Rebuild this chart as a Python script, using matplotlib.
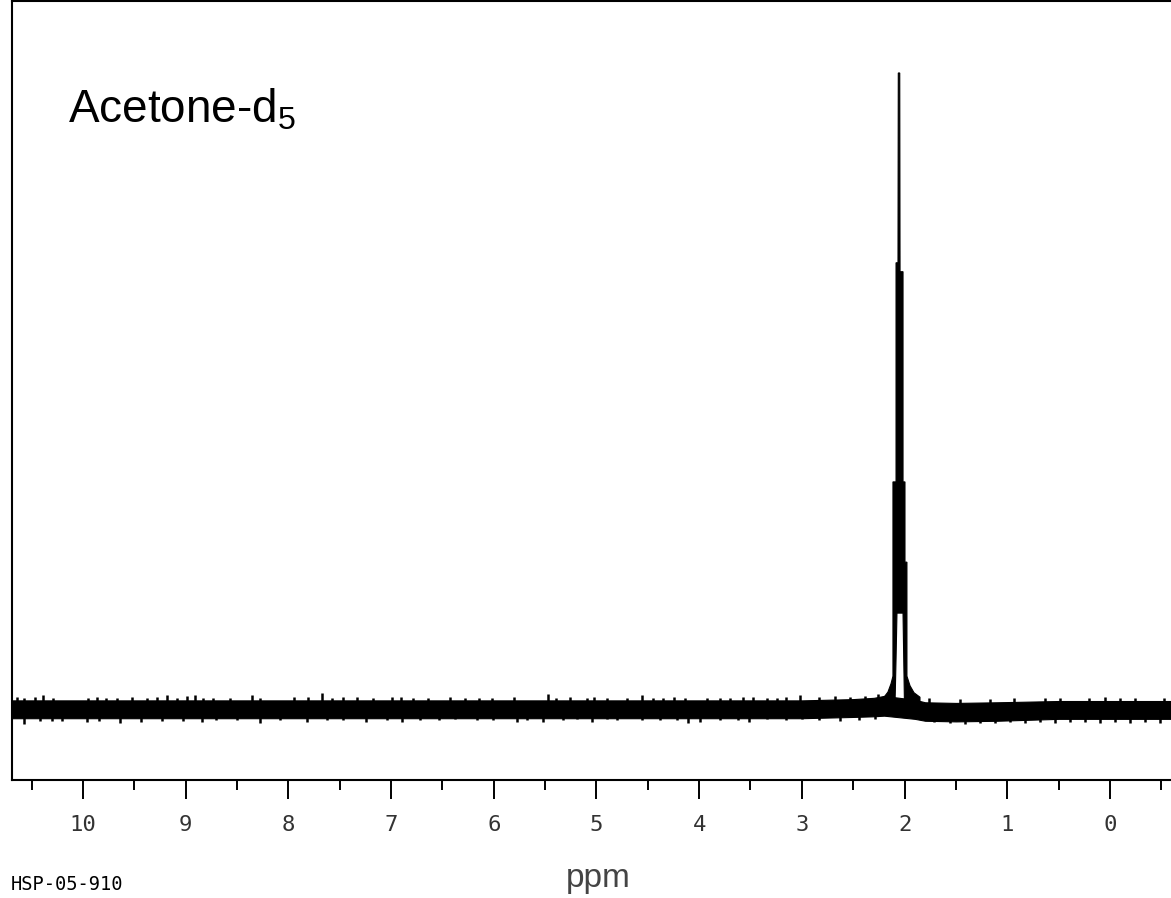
import matplotlib.pyplot as plt
from matplotlib.ticker import MultipleLocator

plt.rcParams['mathtext.fontset'] = 'custom'
plt.rcParams['mathtext.rm'] = 'Liberation Sans'

# outline of the multiplet (ppm, intensity); baseline ~ 0, top = 100
peak_ppm = [2.200, 2.162, 2.132, 2.113, 2.113, 2.083, 2.083, 2.064, 2.061, 2.047,
            2.044, 2.015, 2.015, 1.996, 1.996, 1.977, 1.977, 1.947, 1.908, 1.850,
            1.850, 2.000, 2.003, 2.008, 2.015, 2.074, 2.083, 2.090, 2.095, 2.200]
peak_int = [2.0, 2.8, 4.1, 5.3, 35.8, 35.8, 70.2, 70.2, 100.0, 100.0,
            68.8, 68.8, 35.8, 35.8, 23.2, 23.2, 5.3, 3.8, 2.7, 2.0,
            0.0, 0.0, 3.0, 8.0, 15.2, 15.2, 8.0, 3.0, 0.0, 0.0]

# solid core of the noisy baseline
band_ppm = [10.7, 9.0, 7.0, 5.0, 3.0, 2.5, 2.3, 2.2, 1.9, 1.8, 1.5, 1.1, 0.5, -0.6]
band_top = [1.5, 1.5, 1.5, 1.5, 1.5, 1.7, 1.9, 2.2, 1.6, 1.2, 1.1, 1.2, 1.4, 1.4]
band_bot = [-1.3, -1.3, -1.3, -1.3, -1.3, -1.1, -1.0, -0.9, -1.4, -1.7, -1.8, -1.7, -1.4, -1.4]

# noise spikes above the band
up_ppm = [10.64, 10.57, 10.47, 10.39, 10.29, 9.95, 9.86, 9.77, 9.67, 9.52, 9.38, 9.28,
          9.18, 9.08, 8.99, 8.91, 8.83, 8.73, 8.57, 8.35, 8.28, 7.94, 7.81, 7.67,
          7.57, 7.47, 7.33, 7.18, 6.99, 6.90, 6.79, 6.64, 6.43, 6.28, 6.14, 6.02,
          5.80, 5.47, 5.39, 5.26, 5.09, 5.02, 4.90, 4.70, 4.56, 4.45, 4.35, 4.24,
          4.14, 3.92, 3.80, 3.70, 3.57, 3.48, 3.34, 3.24, 3.15, 3.02, 2.83, 2.68,
          2.53, 2.39, 2.26, 1.76, 1.46, 1.17, 0.93, 0.63, 0.49, 0.20, 0.05, -0.10,
          -0.24, -0.53]
up_int = [2.0, 1.9, 2.0, 2.4, 1.9, 1.9, 2.0, 1.9, 1.9, 2.0, 1.9, 2.0,
          2.4, 1.9, 2.2, 2.4, 1.9, 1.9, 1.9, 2.4, 1.9, 2.0, 2.0, 2.7,
          1.9, 2.0, 2.0, 1.9, 2.0, 2.0, 1.9, 1.9, 2.0, 1.9, 1.9, 1.9,
          2.0, 2.5, 1.9, 2.0, 1.9, 2.0, 1.9, 1.9, 2.4, 1.9, 1.9, 2.0,
          1.9, 1.9, 1.9, 1.9, 2.0, 2.0, 1.9, 1.9, 2.0, 2.4, 2.0, 2.2,
          2.0, 2.2, 2.5, 1.9, 1.7, 1.7, 1.9, 1.9, 1.9, 1.9, 2.0, 1.9,
          1.9, 1.9]

# noise spikes below the band
dn_ppm = [10.57, 10.42, 10.30, 10.20, 9.96, 9.84, 9.64, 9.43, 9.23, 9.03, 8.84, 8.70,
          8.50, 8.28, 8.08, 7.82, 7.62, 7.47, 7.24, 7.04, 6.89, 6.72, 6.53, 6.38,
          6.16, 6.01, 5.77, 5.68, 5.52, 5.33, 5.19, 5.04, 4.90, 4.80, 4.56, 4.38,
          4.22, 4.11, 3.99, 3.80, 3.62, 3.51, 3.34, 3.15, 3.00, 2.83, 2.63, 2.44,
          2.29, 1.71, 1.56, 1.41, 1.27, 1.12, 0.97, 0.83, 0.68, 0.54, 0.39, 0.24,
          0.10, -0.05, -0.19, -0.34, -0.49]
dn_int = [-2.2, -1.7, -1.7, -1.7, -1.9, -1.7, -2.0, -1.9, -1.7, -1.7, -1.9, -1.6,
          -1.6, -2.0, -1.6, -1.9, -1.6, -1.6, -1.9, -1.6, -1.9, -1.6, -1.6, -1.4,
          -1.6, -1.6, -1.9, -1.6, -1.9, -1.6, -1.4, -1.9, -1.4, -1.6, -1.6, -1.6,
          -1.6, -2.0, -1.9, -1.6, -1.6, -1.9, -1.4, -1.6, -1.4, -1.6, -1.7, -1.6,
          -1.4, -1.9, -2.0, -2.2, -2.0, -2.0, -1.9, -2.0, -1.9, -2.0, -1.9, -1.9,
          -2.0, -1.9, -2.0, -1.9, -2.0]

ticks = list(range(0, 11))

fig = plt.figure(figsize=(11.71, 8.98), dpi=100)
ax = fig.add_axes([12 / 1171, 118 / 898, 1 - 12 / 1171, 779 / 898])

ax.fill_between(band_ppm, band_bot, band_top, color='black', lw=0.8)
ax.vlines(up_ppm, 0, up_int, color='black', lw=1.8)
ax.vlines(dn_ppm, dn_int, 0, color='black', lw=1.8)
ax.fill(peak_ppm, peak_int, facecolor='black', edgecolor='black', lw=0.8)

ax.set_xlim(10.69, -0.594)
ax.set_ylim(-11.0, 111.3)
ax.set_yticks([])
ax.set_xticks(ticks)
ax.set_xticklabels([str(t) for t in ticks], family='DejaVu Sans Mono',
                   fontsize=16, color='#333333')
ax.xaxis.set_minor_locator(MultipleLocator(0.5))
ax.tick_params(axis='x', which='major', direction='out', length=14, width=1.4, pad=11)
ax.tick_params(axis='x', which='minor', direction='out', length=7, width=1.4)
for s in ['left', 'bottom', 'top']:
    ax.spines[s].set_linewidth(1.5)
ax.spines['right'].set_visible(False)

fig.text(68 / 1171, 1 - 123 / 898, 'Acetone-d$_\\mathregular{5}$',
         family='Liberation Sans', fontsize=33, va='baseline', ha='left')
fig.text(598 / 1171, 1 - 878 / 898, 'ppm', family='Liberation Sans',
         fontsize=24, color='#444444', ha='center', va='center')
fig.text(11 / 1171, 1 - 884 / 898, 'HSP-05-910', family='DejaVu Sans Mono',
         fontsize=13.5, ha='left', va='center')

fig.savefig('out.png', dpi=100)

□ □ □

■ **Job**
Skip the pictures, please, and transcribe only the lines from the beginning of the material through the one that contains "0.0, 0.0, 3.0, 8.0, 15.2, 15.2, 8.0, 3.0, 0.0, 0.0]".

■ **The output**
Rebuild this chart as a Python script, using matplotlib.
import matplotlib.pyplot as plt
from matplotlib.ticker import MultipleLocator

plt.rcParams['mathtext.fontset'] = 'custom'
plt.rcParams['mathtext.rm'] = 'Liberation Sans'

# outline of the multiplet (ppm, intensity); baseline ~ 0, top = 100
peak_ppm = [2.200, 2.162, 2.132, 2.113, 2.113, 2.083, 2.083, 2.064, 2.061, 2.047,
            2.044, 2.015, 2.015, 1.996, 1.996, 1.977, 1.977, 1.947, 1.908, 1.850,
            1.850, 2.000, 2.003, 2.008, 2.015, 2.074, 2.083, 2.090, 2.095, 2.200]
peak_int = [2.0, 2.8, 4.1, 5.3, 35.8, 35.8, 70.2, 70.2, 100.0, 100.0,
            68.8, 68.8, 35.8, 35.8, 23.2, 23.2, 5.3, 3.8, 2.7, 2.0,
            0.0, 0.0, 3.0, 8.0, 15.2, 15.2, 8.0, 3.0, 0.0, 0.0]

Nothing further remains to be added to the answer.